Nah, untuk lebih memahami maksud dari Putusan Mejelis Hakim Mahkamah Konstitusi, ada baiknya kita mencermati penjelasan dalam Pasal 106 Ayat (1) UU LLAJ.
Dalam penjelasan Pasal 106 Ayat (1) “setiap orang yang mengemudikan kendaraan harus dalam konsentrasi penuh” bermakna orang yang sedang dalam melakukan suatu pekerjaan. Sedangkan dalam Putusan MK terdapat kalimat, “ Penerapannya (pasal 106 Ayat 1) harus dilihat kasuistik”.
Dari ke dua kalimat tersebut, kita dapat memahami bahwa orang yang melakukan pelanggaran terhadap pasal tersebut ialah orang yang sedang dalam mengerjakan suatu pekerjaan (mengemudi, mengendarai) yang dapat dikenai sanksi denda paling banyak sebesar Rp.750.000,- atau dikenai pidana kurungan paling lama 3 bulan. Sebagaimana diuraikan dalam Pasal 283 UU LLAJ.

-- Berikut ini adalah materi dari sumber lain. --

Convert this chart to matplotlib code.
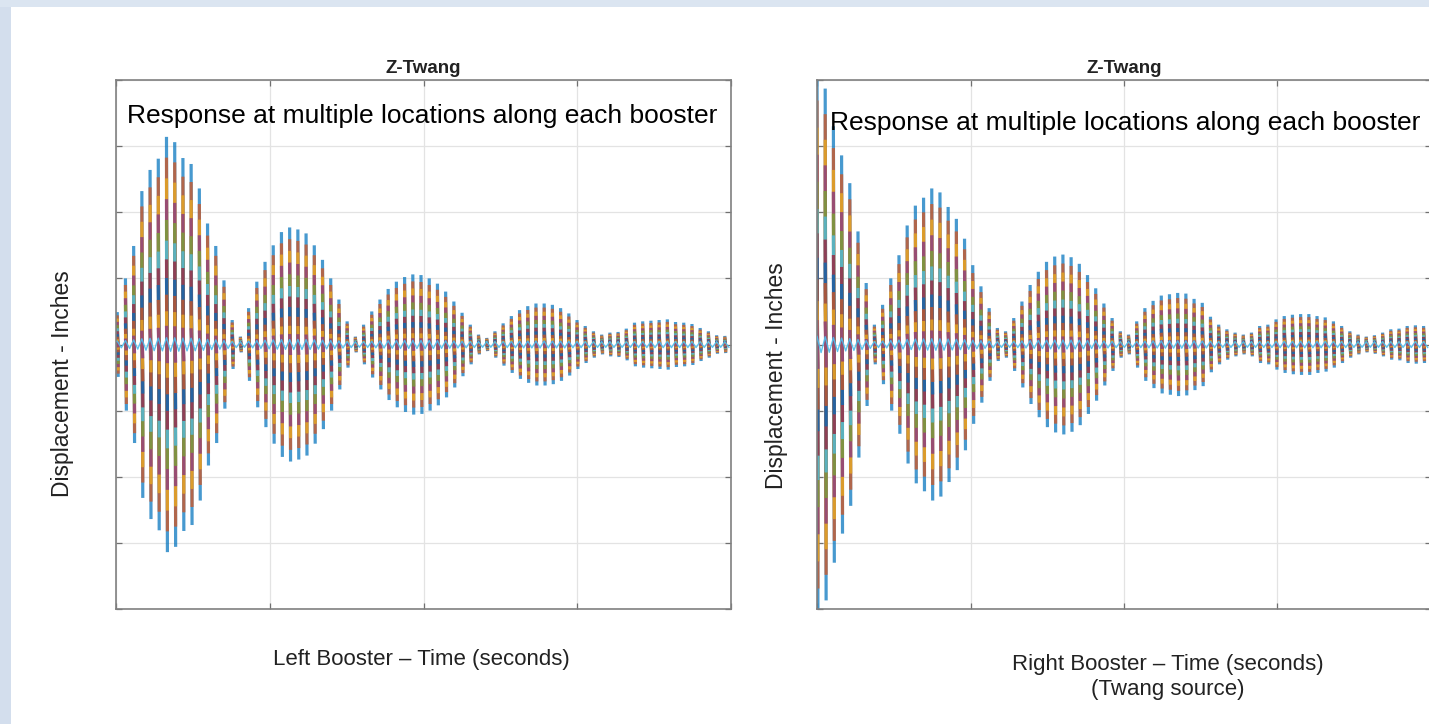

Penggunaan GPS pada saat berkendara tentunya akan menganggu konsentrasi pengemudi yang mungkin akan membahayakan orang lain di jalan. Namun demikian, Mahkamah Konstitusi beranggapan bahwa penggunaan GPS tidak dapat dilarang sepanjang tidak menggangu konsentrasi pengemudi dalam berlalu lintas. Artinya gaes, GPS itu ga dilarang ya hanya saja ‘waktu’ penggunaannya saja yang harus tepat. Misalnya jangan melihat GPS sambil mengemudi kendaraan.
Agar rekan-rekan driver ojek online lebih aman dan nyaman ketika berkendara dan tidak terbebani dengan sanksi denda yang lumayan besar, kami akan memberikan beberapa tips yang mungkin bisa sedikit membantu :
- Ketika sedang berkendara letakkan ponsel di tempat yang aman, dalam saku celana atau dalam tas.
- Nyalakan mode auto bid di aplikasi dan sambungkan ponsel dengan headset.
- Ketika dapat order berhentilah di bahu jalan.
- Amati secara rinci lokasi pengorder (jika anda menguasai lokasi costumer segera jemput tanpa bantuan GPS, jika tidak menguasai biarkan suara mbak Veronika memandu anda).
- Setelah bertemu costumer, pahami lokasi pengantaran dan lakukan seperti keterangan No. 4
Hubungan ojek online dan GPS ibarat dua mata koin yang saling melengkapi, bilamana satu dari kedua mata koin tersebut hilang, maka hilang pulalah akses kenikmatan yang selama ini sudah didapat oleh penggunanya. Membangun kesadaran, kepedulian dan kepatuhan terhadap hukum akan sangat membantu mengedukasi masyarakat untuk melek teknologi secara bijaksana.
Memprioritaskan keselamatan berkendara hukumnya wajib ain, ingat ! utamakan keselamatan, keluarga menunggu di rumah.